** Job **
Look at the data below and print exactly the lines from its first line through the line with "plt.rcParams['axes.unicode_minus'] = False"; the pictures stay out of the copy.

** Data block **
________________________________________
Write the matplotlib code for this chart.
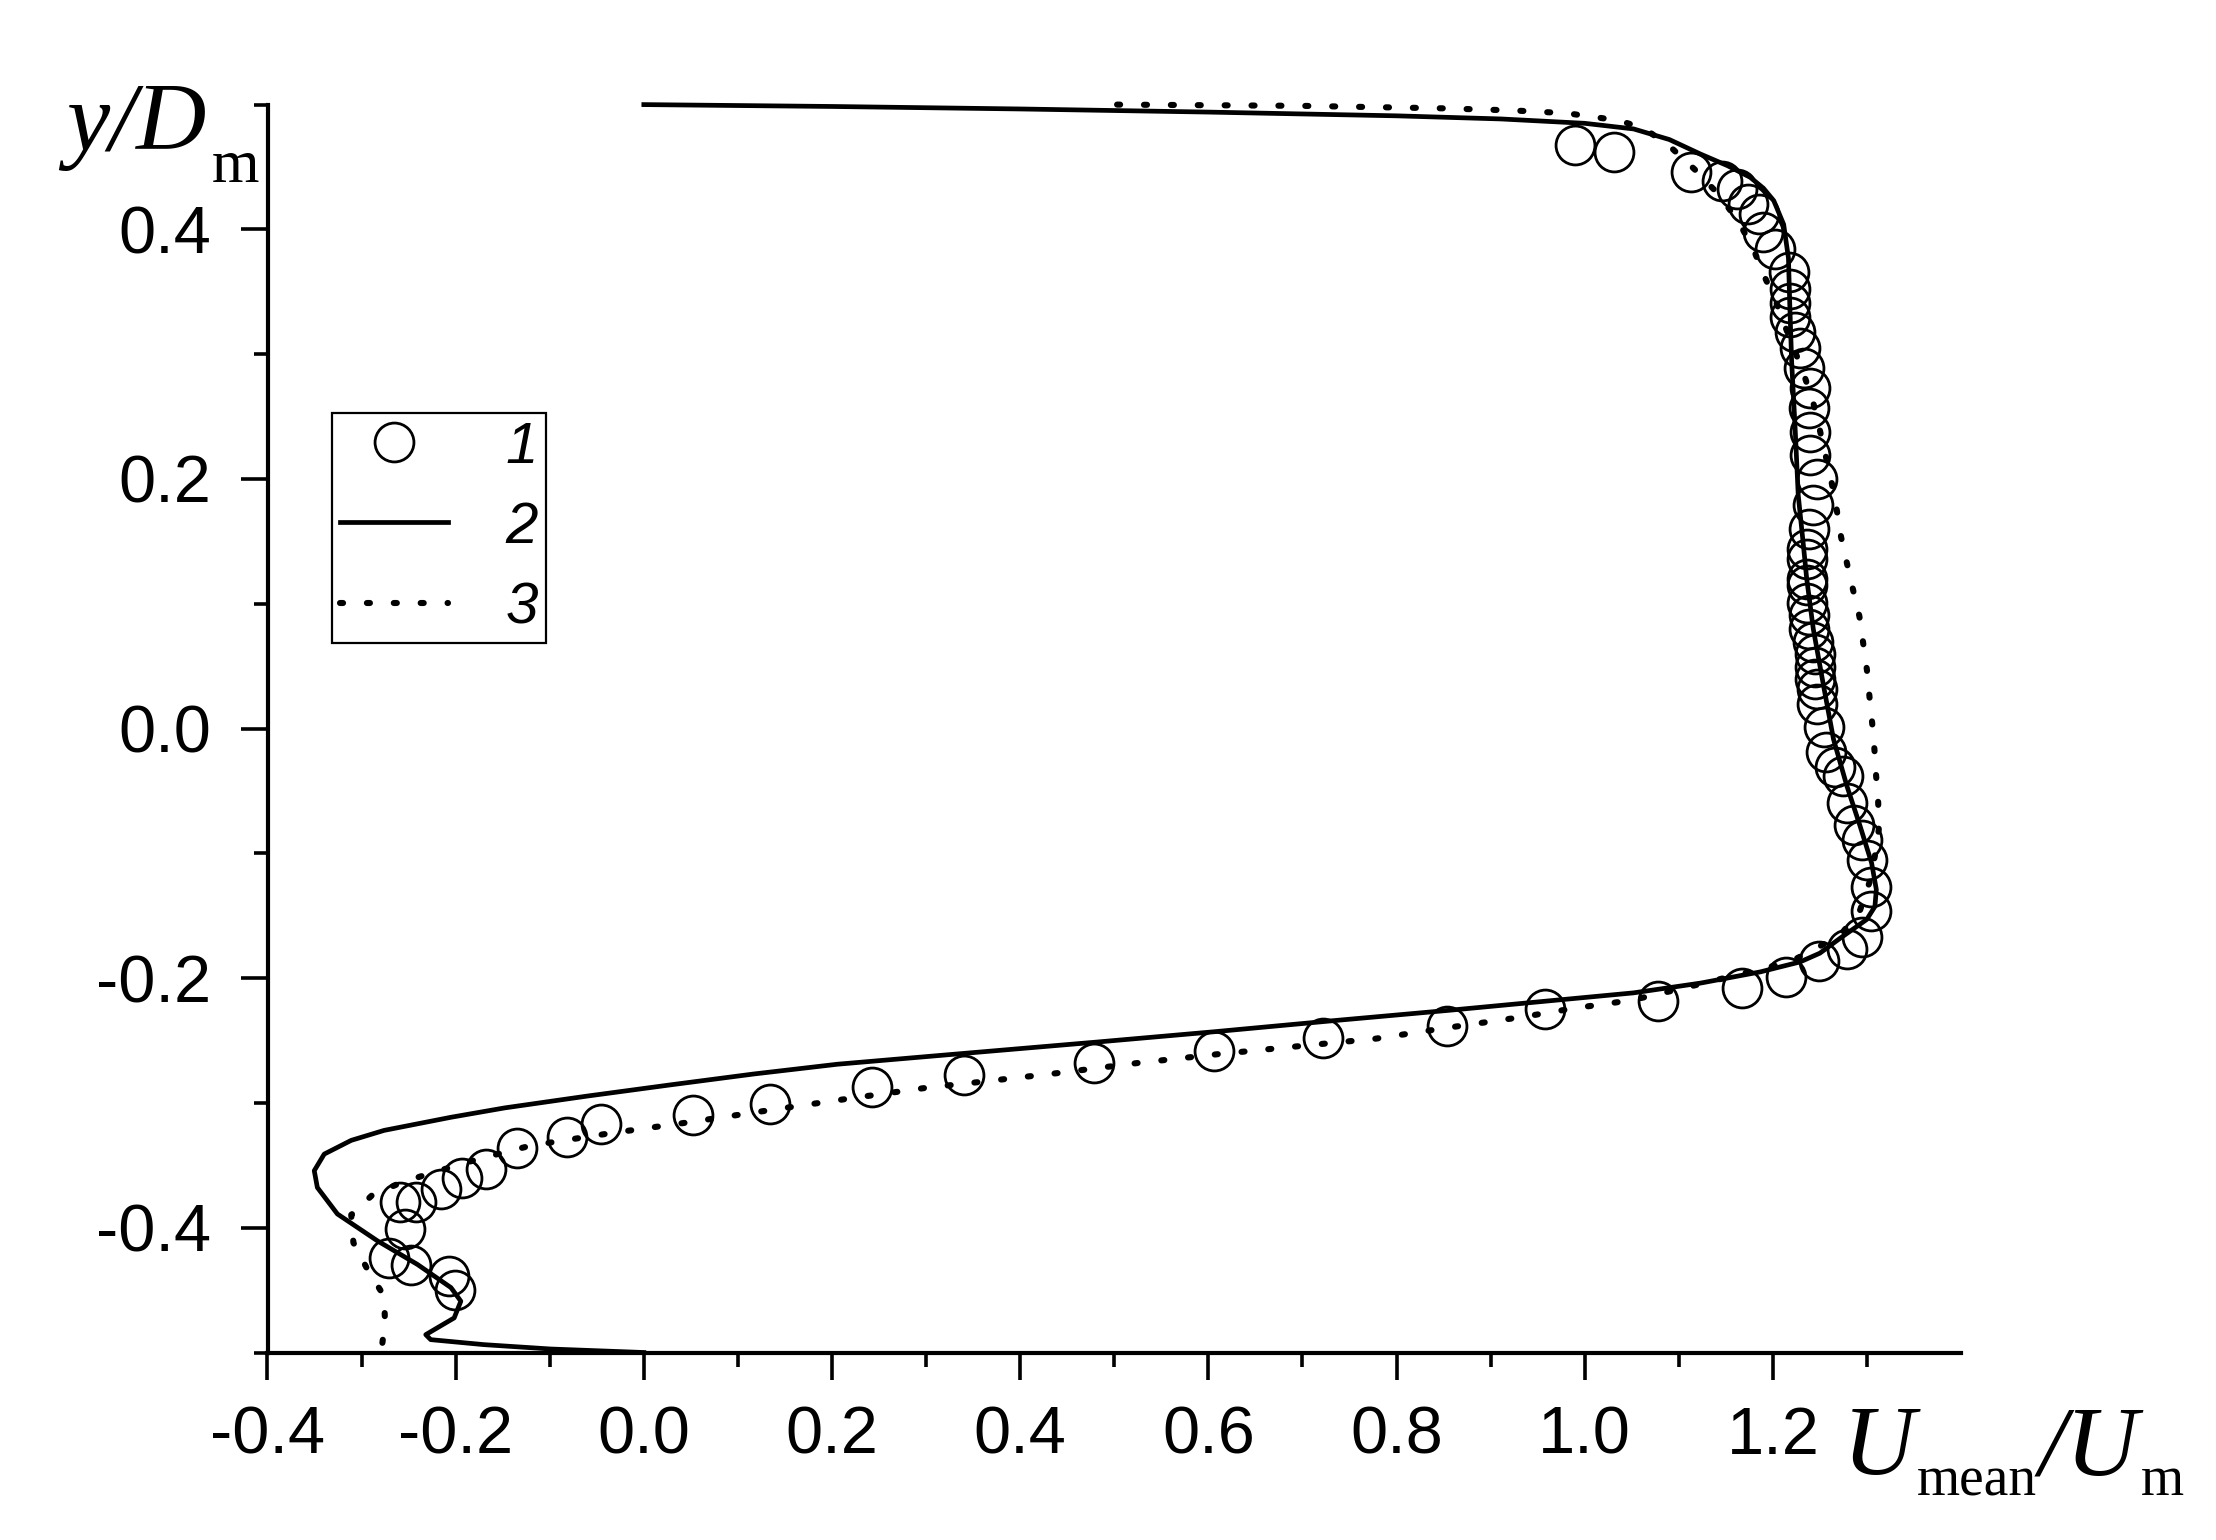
import numpy as np
import matplotlib
matplotlib.use("Agg")
import matplotlib.pyplot as plt
from matplotlib.ticker import FixedLocator

plt.rcParams['axes.unicode_minus'] = False

# 1 - measurements (hollow circles)
circ_u = [0.990, 1.031, 1.113, 1.146, 1.162, 1.174, 1.185, 1.190, 1.202, 1.217,
          1.218, 1.218, 1.218, 1.224, 1.229, 1.233, 1.240, 1.238, 1.240, 1.240,
          1.247, 1.243, 1.238, 1.236, 1.236, 1.236, 1.236, 1.236, 1.238, 1.238,
          1.243, 1.245, 1.245, 1.245, 1.247, 1.247, 1.254, 1.257, 1.266, 1.275,
          1.279, 1.286, 1.295, 1.300, 1.304, 1.304, 1.295, 1.279, 1.249, 1.214,
          1.167, 1.078, 0.958, 0.854, 0.722, 0.606, 0.479, 0.340, 0.243, 0.134,
          0.052, -0.046, -0.082, -0.135, -0.168, -0.193, -0.216, -0.242, -0.259, -0.254,
          -0.271, -0.247, -0.207, -0.201]
circ_y = [0.468, 0.462, 0.446, 0.439, 0.432, 0.420, 0.412, 0.398, 0.384, 0.366,
          0.352, 0.341, 0.330, 0.318, 0.305, 0.289, 0.273, 0.257, 0.238, 0.219,
          0.200, 0.179, 0.160, 0.144, 0.136, 0.120, 0.115, 0.101, 0.091, 0.080,
          0.069, 0.060, 0.049, 0.040, 0.032, 0.020, 0.001, -0.019, -0.031, -0.038,
          -0.060, -0.077, -0.089, -0.105, -0.127, -0.146, -0.167, -0.177, -0.186, -0.199,
          -0.208, -0.218, -0.225, -0.238, -0.248, -0.258, -0.268, -0.278, -0.287, -0.301,
          -0.310, -0.317, -0.327, -0.336, -0.353, -0.360, -0.369, -0.379, -0.379, -0.401,
          -0.424, -0.430, -0.439, -0.450]

# 2 - solid curve
sol_u = [0.000, 0.200, 0.400, 0.600, 0.800, 0.911, 1.000, 1.052, 1.090, 1.123,
         1.152, 1.176, 1.190, 1.201, 1.2115, 1.2166, 1.218, 1.220, 1.2237, 1.227,
         1.2325, 1.236, 1.243, 1.2539, 1.2645, 1.2787, 1.2928, 1.305, 1.310, 1.3085,
         1.2998, 1.2716, 1.250, 1.229, 1.1867, 1.123, 1.052, 0.857, 0.7298, 0.6057,
         0.482, 0.3155, 0.2057, 0.117, 0.0286, -0.060, -0.148, -0.205, -0.276, -0.311,
         -0.3397, -0.3503, -0.347, -0.3257, -0.283, -0.2407, -0.205, -0.1945, -0.2016, -0.219,
         -0.2318, -0.2265, -0.170, -0.099, 0.000]
sol_y = [0.500, 0.4985, 0.4965, 0.4940, 0.4910, 0.4885, 0.4850, 0.4805, 0.4720, 0.4604,
         0.4510, 0.4417, 0.4330, 0.4230, 0.4040, 0.3770, 0.3400, 0.2940, 0.2407, 0.1870,
         0.1468, 0.1200, 0.0798, 0.0343, -0.0086, -0.0460, -0.0783, -0.1078, -0.1290, -0.1426,
         -0.1530, -0.1680, -0.1800, -0.1870, -0.1950, -0.2040, -0.2118, -0.2257, -0.2343, -0.2430,
         -0.2512, -0.2619, -0.2690, -0.2768, -0.2855, -0.2945, -0.3040, -0.3115, -0.3220, -0.3300,
         -0.3410, -0.3543, -0.3678, -0.3890, -0.4106, -0.4294, -0.4480, -0.4589, -0.4723, -0.4800,
         -0.4857, -0.4897, -0.4937, -0.4972, -0.5000]

# 3 - dotted curve
dot_u = [0.503, 0.700, 0.850, 0.9245, 0.981, 1.037, 1.0642, 1.0915, 1.117, 1.1424,
         1.163, 1.179, 1.190, 1.2025, 1.213, 1.2237, 1.2338, 1.243, 1.250, 1.2564,
         1.2627, 1.268, 1.2725, 1.2787, 1.285, 1.292, 1.296, 1.300, 1.3027, 1.3056,
         1.308, 1.3098, 1.312, 1.3126, 1.3085, 1.3027, 1.2928, 1.274, 1.2468, 1.218,
         1.105, 1.050, 0.990, 0.935, 0.852, 0.778, 0.694, 0.6093, 0.525, 0.441,
         0.356, 0.300, 0.2163, 0.132, 0.048, -0.0358, -0.1201, -0.1761, -0.2316, -0.260,
         -0.2886, -0.311, -0.3087, -0.2938, -0.276, -0.2751, -0.2786, -0.280]
dot_y = [0.500, 0.499, 0.497, 0.4953, 0.4931, 0.4872, 0.4805, 0.4658, 0.4480, 0.4280,
         0.4068, 0.3850, 0.3640, 0.3438, 0.3224, 0.3020, 0.2820, 0.2610, 0.2390, 0.2179,
         0.1964, 0.1750, 0.1536, 0.1327, 0.1120, 0.0900, 0.0686, 0.0470, 0.0257, 0.0043,
         -0.0169, -0.0380, -0.0595, -0.0810, -0.1019, -0.1233, -0.1453, -0.1635, -0.1760, -0.1870,
         -0.2080, -0.2177, -0.2240, -0.2310, -0.2400, -0.2485, -0.2547, -0.2610, -0.2680, -0.2760,
         -0.2833, -0.2879, -0.2967, -0.3060, -0.3155, -0.3243, -0.3342, -0.3450, -0.3575, -0.3645,
         -0.3738, -0.3897, -0.4120, -0.4334, -0.4549, -0.4763, -0.4964, -0.5000]

labels = ['1', '2', '3']
x_ticks = [-0.4, -0.2, 0.0, 0.2, 0.4, 0.6, 0.8, 1.0, 1.2]
y_ticks = [-0.4, -0.2, 0.0, 0.2, 0.4]

sans = ['Liberation Sans Narrow', 'Liberation Sans', 'DejaVu Sans']
serif = ['Liberation Serif', 'DejaVu Serif']

fig = plt.figure(figsize=(11.08, 7.70), dpi=200)
ax = fig.add_axes([267.5 / 2216, 1 - 1352.5 / 1540, (1961 - 267.5) / 2216, (1352.5 - 104.6) / 1540])

ax.plot(circ_u, circ_y, 'o', ms=14, mfc='none', mec='black', mew=1.0, label=labels[0], clip_on=False)
ax.plot(sol_u, sol_y, '-', color='black', lw=1.7, label=labels[1], clip_on=False)
ax.plot(dot_u, dot_y, color='black', lw=2.2, dashes=(0.5, 3.9), dash_capstyle='round',
        label=labels[2], clip_on=False)

ax.set_xlim(-0.4, 1.4)
ax.set_ylim(-0.5, 0.5)
ax.xaxis.set_major_locator(FixedLocator(x_ticks))
ax.xaxis.set_minor_locator(FixedLocator(np.round(np.arange(-0.3, 1.35, 0.2), 2)))
ax.yaxis.set_major_locator(FixedLocator(y_ticks))
ax.yaxis.set_minor_locator(FixedLocator(np.round(np.arange(-0.5, 0.55, 0.2), 2)))
ax.set_xticklabels(['%.1f' % v for v in x_ticks])
ax.set_yticklabels(['%.1f' % v for v in y_ticks])

for s in ['top', 'right']:
    ax.spines[s].set_visible(False)
for s in ['left', 'bottom']:
    ax.spines[s].set_linewidth(1.5)

ax.tick_params(which='major', direction='out', length=9.7, width=1.3)
ax.tick_params(which='minor', direction='out', length=5, width=1.3)
ax.tick_params(axis='x', which='major', pad=9.5)
ax.tick_params(axis='y', which='major', pad=10.6)
for lab in ax.get_xticklabels() + ax.get_yticklabels():
    lab.set_family(sans)
    lab.set_fontsize(24)

leg = ax.legend(loc='upper left', bbox_to_anchor=(332 / 2216, 1 - 413 / 1540),
                bbox_transform=fig.transFigure, borderaxespad=0, numpoints=1,
                handlelength=1.85, handletextpad=1.0, borderpad=0.13, labelspacing=0.45,
                fancybox=False, framealpha=1, edgecolor='black',
                prop={'family': ['Liberation Sans', 'DejaVu Sans'], 'style': 'italic', 'size': 21})
leg.get_frame().set_linewidth(0.8)

# axis titles with big italic letters and upright subscripts
fig.text(66 / 2216, 1 - 150 / 1540, 'y/D', family=serif, style='italic', fontsize=35, va='baseline')
fig.text(212 / 2216, 1 - 182 / 1540, 'm', family=serif, fontsize=22, va='baseline')
fig.text(1843 / 2216, 1 - 1474 / 1540, 'U', family=serif, style='italic', fontsize=36, va='baseline')
fig.text(1917 / 2216, 1 - 1495 / 1540, 'mean', family=serif, fontsize=20, va='baseline')
fig.text(2039 / 2216, 1 - 1474 / 1540, '/U', family=serif, style='italic', fontsize=36, va='baseline')
fig.text(2141 / 2216, 1 - 1495 / 1540, 'm', family=serif, fontsize=20, va='baseline')

fig.savefig('out.png', dpi=200)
________________________________________
** Solution to this task **
Write the matplotlib code for this chart.
import numpy as np
import matplotlib
matplotlib.use("Agg")
import matplotlib.pyplot as plt
from matplotlib.ticker import FixedLocator

plt.rcParams['axes.unicode_minus'] = False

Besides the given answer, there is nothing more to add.